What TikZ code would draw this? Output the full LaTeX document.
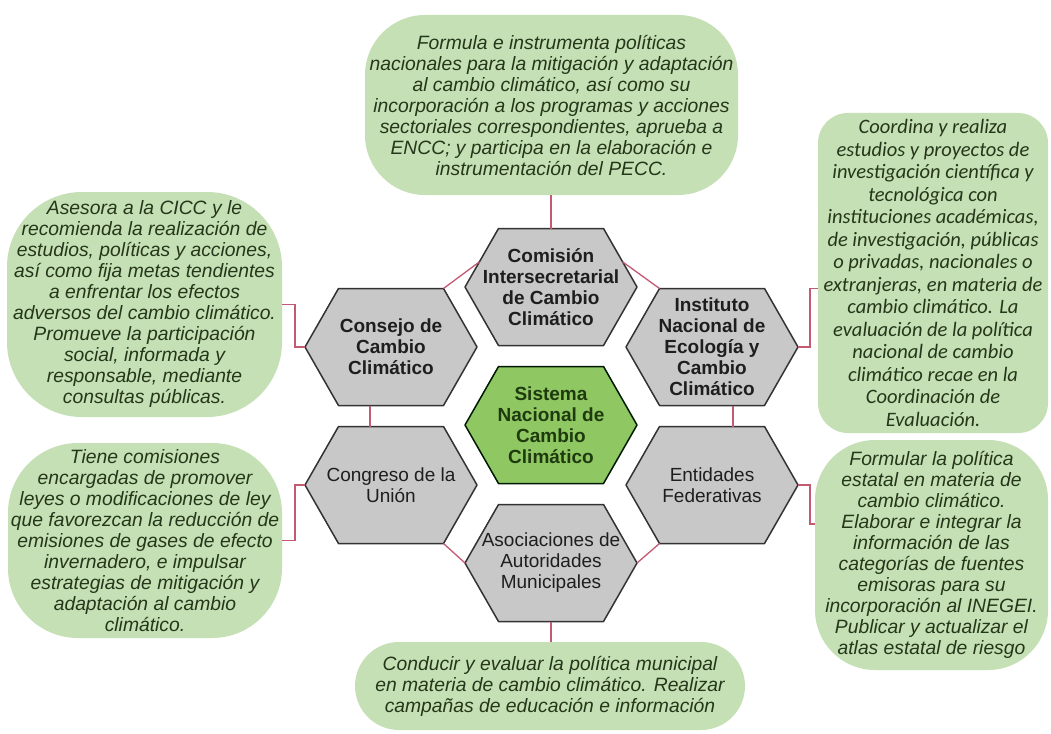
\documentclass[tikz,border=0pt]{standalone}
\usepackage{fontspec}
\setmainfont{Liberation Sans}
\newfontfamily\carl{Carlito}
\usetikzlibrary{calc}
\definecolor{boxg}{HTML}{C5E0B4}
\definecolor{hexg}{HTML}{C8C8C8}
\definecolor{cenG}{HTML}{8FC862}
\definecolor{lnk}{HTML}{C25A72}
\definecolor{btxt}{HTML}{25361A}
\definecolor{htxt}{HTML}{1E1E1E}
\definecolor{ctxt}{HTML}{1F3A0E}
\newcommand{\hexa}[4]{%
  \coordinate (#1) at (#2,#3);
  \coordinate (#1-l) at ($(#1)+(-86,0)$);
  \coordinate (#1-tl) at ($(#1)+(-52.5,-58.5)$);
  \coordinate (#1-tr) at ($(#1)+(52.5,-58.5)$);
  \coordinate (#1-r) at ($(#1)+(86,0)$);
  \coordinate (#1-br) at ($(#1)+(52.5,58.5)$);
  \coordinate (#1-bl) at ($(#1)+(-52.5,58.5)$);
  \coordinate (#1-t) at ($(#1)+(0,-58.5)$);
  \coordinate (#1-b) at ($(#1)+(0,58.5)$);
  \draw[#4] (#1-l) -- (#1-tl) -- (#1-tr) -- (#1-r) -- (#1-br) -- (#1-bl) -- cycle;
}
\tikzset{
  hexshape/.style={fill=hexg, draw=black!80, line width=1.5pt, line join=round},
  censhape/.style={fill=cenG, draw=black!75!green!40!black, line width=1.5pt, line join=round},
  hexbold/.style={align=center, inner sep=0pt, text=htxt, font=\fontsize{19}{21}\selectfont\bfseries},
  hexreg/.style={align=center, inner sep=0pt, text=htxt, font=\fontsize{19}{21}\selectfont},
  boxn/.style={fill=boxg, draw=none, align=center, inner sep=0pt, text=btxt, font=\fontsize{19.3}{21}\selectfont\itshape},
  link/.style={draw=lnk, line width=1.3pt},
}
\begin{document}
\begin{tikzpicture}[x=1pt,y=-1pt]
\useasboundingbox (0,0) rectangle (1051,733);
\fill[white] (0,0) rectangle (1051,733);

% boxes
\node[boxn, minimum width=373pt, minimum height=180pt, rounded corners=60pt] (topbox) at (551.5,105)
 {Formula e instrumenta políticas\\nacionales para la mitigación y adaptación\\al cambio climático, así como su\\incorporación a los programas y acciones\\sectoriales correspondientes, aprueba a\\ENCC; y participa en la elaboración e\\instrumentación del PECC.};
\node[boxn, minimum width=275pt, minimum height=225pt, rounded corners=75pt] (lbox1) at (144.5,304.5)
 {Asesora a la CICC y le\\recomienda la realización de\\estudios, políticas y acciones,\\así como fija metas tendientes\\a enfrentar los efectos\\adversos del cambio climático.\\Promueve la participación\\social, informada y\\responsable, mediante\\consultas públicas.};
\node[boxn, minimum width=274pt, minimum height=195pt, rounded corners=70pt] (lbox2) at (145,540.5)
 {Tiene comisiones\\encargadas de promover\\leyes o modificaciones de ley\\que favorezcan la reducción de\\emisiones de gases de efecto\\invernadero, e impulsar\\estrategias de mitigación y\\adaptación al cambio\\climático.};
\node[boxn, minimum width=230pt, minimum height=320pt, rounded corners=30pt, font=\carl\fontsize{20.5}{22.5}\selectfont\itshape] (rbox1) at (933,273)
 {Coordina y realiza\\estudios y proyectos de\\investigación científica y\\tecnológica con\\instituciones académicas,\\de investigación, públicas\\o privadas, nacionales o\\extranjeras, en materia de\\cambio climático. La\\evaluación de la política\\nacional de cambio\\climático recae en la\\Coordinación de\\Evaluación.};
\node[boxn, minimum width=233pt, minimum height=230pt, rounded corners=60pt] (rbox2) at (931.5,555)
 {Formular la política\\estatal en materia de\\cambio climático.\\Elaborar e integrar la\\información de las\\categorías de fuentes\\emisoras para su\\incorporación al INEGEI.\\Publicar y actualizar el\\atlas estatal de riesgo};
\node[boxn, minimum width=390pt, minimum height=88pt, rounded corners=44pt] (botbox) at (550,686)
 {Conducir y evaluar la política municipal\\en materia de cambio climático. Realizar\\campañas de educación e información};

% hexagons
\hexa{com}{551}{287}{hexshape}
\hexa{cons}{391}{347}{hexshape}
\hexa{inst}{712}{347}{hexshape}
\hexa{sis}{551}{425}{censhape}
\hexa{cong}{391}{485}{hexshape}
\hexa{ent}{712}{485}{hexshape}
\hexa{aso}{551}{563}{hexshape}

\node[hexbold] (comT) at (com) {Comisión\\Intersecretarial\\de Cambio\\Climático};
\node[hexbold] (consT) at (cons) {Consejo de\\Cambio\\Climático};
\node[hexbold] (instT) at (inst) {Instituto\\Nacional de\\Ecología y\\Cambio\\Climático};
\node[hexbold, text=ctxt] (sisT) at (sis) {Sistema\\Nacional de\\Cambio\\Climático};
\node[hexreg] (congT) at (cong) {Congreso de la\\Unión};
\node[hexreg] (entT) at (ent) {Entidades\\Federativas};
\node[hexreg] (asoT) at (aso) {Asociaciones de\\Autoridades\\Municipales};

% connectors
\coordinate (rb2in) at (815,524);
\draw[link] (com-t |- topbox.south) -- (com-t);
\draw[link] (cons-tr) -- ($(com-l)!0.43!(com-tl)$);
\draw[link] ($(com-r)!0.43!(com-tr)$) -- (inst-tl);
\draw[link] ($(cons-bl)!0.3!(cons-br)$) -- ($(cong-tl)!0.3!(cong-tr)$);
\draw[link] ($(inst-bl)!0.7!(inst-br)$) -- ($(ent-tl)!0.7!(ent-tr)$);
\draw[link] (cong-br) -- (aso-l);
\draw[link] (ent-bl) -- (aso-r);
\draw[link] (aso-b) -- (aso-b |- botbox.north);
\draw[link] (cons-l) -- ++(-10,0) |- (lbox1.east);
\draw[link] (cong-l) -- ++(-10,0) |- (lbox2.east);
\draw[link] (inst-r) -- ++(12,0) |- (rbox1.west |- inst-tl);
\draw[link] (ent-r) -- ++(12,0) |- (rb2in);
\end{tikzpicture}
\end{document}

|---|

**Problem description:** Copy out the whole listing exactly, and don't carry over any pictures.

**Answer to the task:**
What TikZ code would draw this? Output the full LaTeX document.
\documentclass[tikz,border=0pt]{standalone}
\usepackage{fontspec}
\setmainfont{Liberation Sans}
\newfontfamily\carl{Carlito}
\usetikzlibrary{calc}
\definecolor{boxg}{HTML}{C5E0B4}
\definecolor{hexg}{HTML}{C8C8C8}
\definecolor{cenG}{HTML}{8FC862}
\definecolor{lnk}{HTML}{C25A72}
\definecolor{btxt}{HTML}{25361A}
\definecolor{htxt}{HTML}{1E1E1E}
\definecolor{ctxt}{HTML}{1F3A0E}
\newcommand{\hexa}[4]{%
  \coordinate (#1) at (#2,#3);
  \coordinate (#1-l) at ($(#1)+(-86,0)$);
  \coordinate (#1-tl) at ($(#1)+(-52.5,-58.5)$);
  \coordinate (#1-tr) at ($(#1)+(52.5,-58.5)$);
  \coordinate (#1-r) at ($(#1)+(86,0)$);
  \coordinate (#1-br) at ($(#1)+(52.5,58.5)$);
  \coordinate (#1-bl) at ($(#1)+(-52.5,58.5)$);
  \coordinate (#1-t) at ($(#1)+(0,-58.5)$);
  \coordinate (#1-b) at ($(#1)+(0,58.5)$);
  \draw[#4] (#1-l) -- (#1-tl) -- (#1-tr) -- (#1-r) -- (#1-br) -- (#1-bl) -- cycle;
}
\tikzset{
  hexshape/.style={fill=hexg, draw=black!80, line width=1.5pt, line join=round},
  censhape/.style={fill=cenG, draw=black!75!green!40!black, line width=1.5pt, line join=round},
  hexbold/.style={align=center, inner sep=0pt, text=htxt, font=\fontsize{19}{21}\selectfont\bfseries},
  hexreg/.style={align=center, inner sep=0pt, text=htxt, font=\fontsize{19}{21}\selectfont},
  boxn/.style={fill=boxg, draw=none, align=center, inner sep=0pt, text=btxt, font=\fontsize{19.3}{21}\selectfont\itshape},
  link/.style={draw=lnk, line width=1.3pt},
}
\begin{document}
\begin{tikzpicture}[x=1pt,y=-1pt]
\useasboundingbox (0,0) rectangle (1051,733);
\fill[white] (0,0) rectangle (1051,733);

% boxes
\node[boxn, minimum width=373pt, minimum height=180pt, rounded corners=60pt] (topbox) at (551.5,105)
 {Formula e instrumenta políticas\\nacionales para la mitigación y adaptación\\al cambio climático, así como su\\incorporación a los programas y acciones\\sectoriales correspondientes, aprueba a\\ENCC; y participa en la elaboración e\\instrumentación del PECC.};
\node[boxn, minimum width=275pt, minimum height=225pt, rounded corners=75pt] (lbox1) at (144.5,304.5)
 {Asesora a la CICC y le\\recomienda la realización de\\estudios, políticas y acciones,\\así como fija metas tendientes\\a enfrentar los efectos\\adversos del cambio climático.\\Promueve la participación\\social, informada y\\responsable, mediante\\consultas públicas.};
\node[boxn, minimum width=274pt, minimum height=195pt, rounded corners=70pt] (lbox2) at (145,540.5)
 {Tiene comisiones\\encargadas de promover\\leyes o modificaciones de ley\\que favorezcan la reducción de\\emisiones de gases de efecto\\invernadero, e impulsar\\estrategias de mitigación y\\adaptación al cambio\\climático.};
\node[boxn, minimum width=230pt, minimum height=320pt, rounded corners=30pt, font=\carl\fontsize{20.5}{22.5}\selectfont\itshape] (rbox1) at (933,273)
 {Coordina y realiza\\estudios y proyectos de\\investigación científica y\\tecnológica con\\instituciones académicas,\\de investigación, públicas\\o privadas, nacionales o\\extranjeras, en materia de\\cambio climático. La\\evaluación de la política\\nacional de cambio\\climático recae en la\\Coordinación de\\Evaluación.};
\node[boxn, minimum width=233pt, minimum height=230pt, rounded corners=60pt] (rbox2) at (931.5,555)
 {Formular la política\\estatal en materia de\\cambio climático.\\Elaborar e integrar la\\información de las\\categorías de fuentes\\emisoras para su\\incorporación al INEGEI.\\Publicar y actualizar el\\atlas estatal de riesgo};
\node[boxn, minimum width=390pt, minimum height=88pt, rounded corners=44pt] (botbox) at (550,686)
 {Conducir y evaluar la política municipal\\en materia de cambio climático. Realizar\\campañas de educación e información};

% hexagons
\hexa{com}{551}{287}{hexshape}
\hexa{cons}{391}{347}{hexshape}
\hexa{inst}{712}{347}{hexshape}
\hexa{sis}{551}{425}{censhape}
\hexa{cong}{391}{485}{hexshape}
\hexa{ent}{712}{485}{hexshape}
\hexa{aso}{551}{563}{hexshape}

\node[hexbold] (comT) at (com) {Comisión\\Intersecretarial\\de Cambio\\Climático};
\node[hexbold] (consT) at (cons) {Consejo de\\Cambio\\Climático};
\node[hexbold] (instT) at (inst) {Instituto\\Nacional de\\Ecología y\\Cambio\\Climático};
\node[hexbold, text=ctxt] (sisT) at (sis) {Sistema\\Nacional de\\Cambio\\Climático};
\node[hexreg] (congT) at (cong) {Congreso de la\\Unión};
\node[hexreg] (entT) at (ent) {Entidades\\Federativas};
\node[hexreg] (asoT) at (aso) {Asociaciones de\\Autoridades\\Municipales};

% connectors
\coordinate (rb2in) at (815,524);
\draw[link] (com-t |- topbox.south) -- (com-t);
\draw[link] (cons-tr) -- ($(com-l)!0.43!(com-tl)$);
\draw[link] ($(com-r)!0.43!(com-tr)$) -- (inst-tl);
\draw[link] ($(cons-bl)!0.3!(cons-br)$) -- ($(cong-tl)!0.3!(cong-tr)$);
\draw[link] ($(inst-bl)!0.7!(inst-br)$) -- ($(ent-tl)!0.7!(ent-tr)$);
\draw[link] (cong-br) -- (aso-l);
\draw[link] (ent-bl) -- (aso-r);
\draw[link] (aso-b) -- (aso-b |- botbox.north);
\draw[link] (cons-l) -- ++(-10,0) |- (lbox1.east);
\draw[link] (cong-l) -- ++(-10,0) |- (lbox2.east);
\draw[link] (inst-r) -- ++(12,0) |- (rbox1.west |- inst-tl);
\draw[link] (ent-r) -- ++(12,0) |- (rb2in);
\end{tikzpicture}
\end{document}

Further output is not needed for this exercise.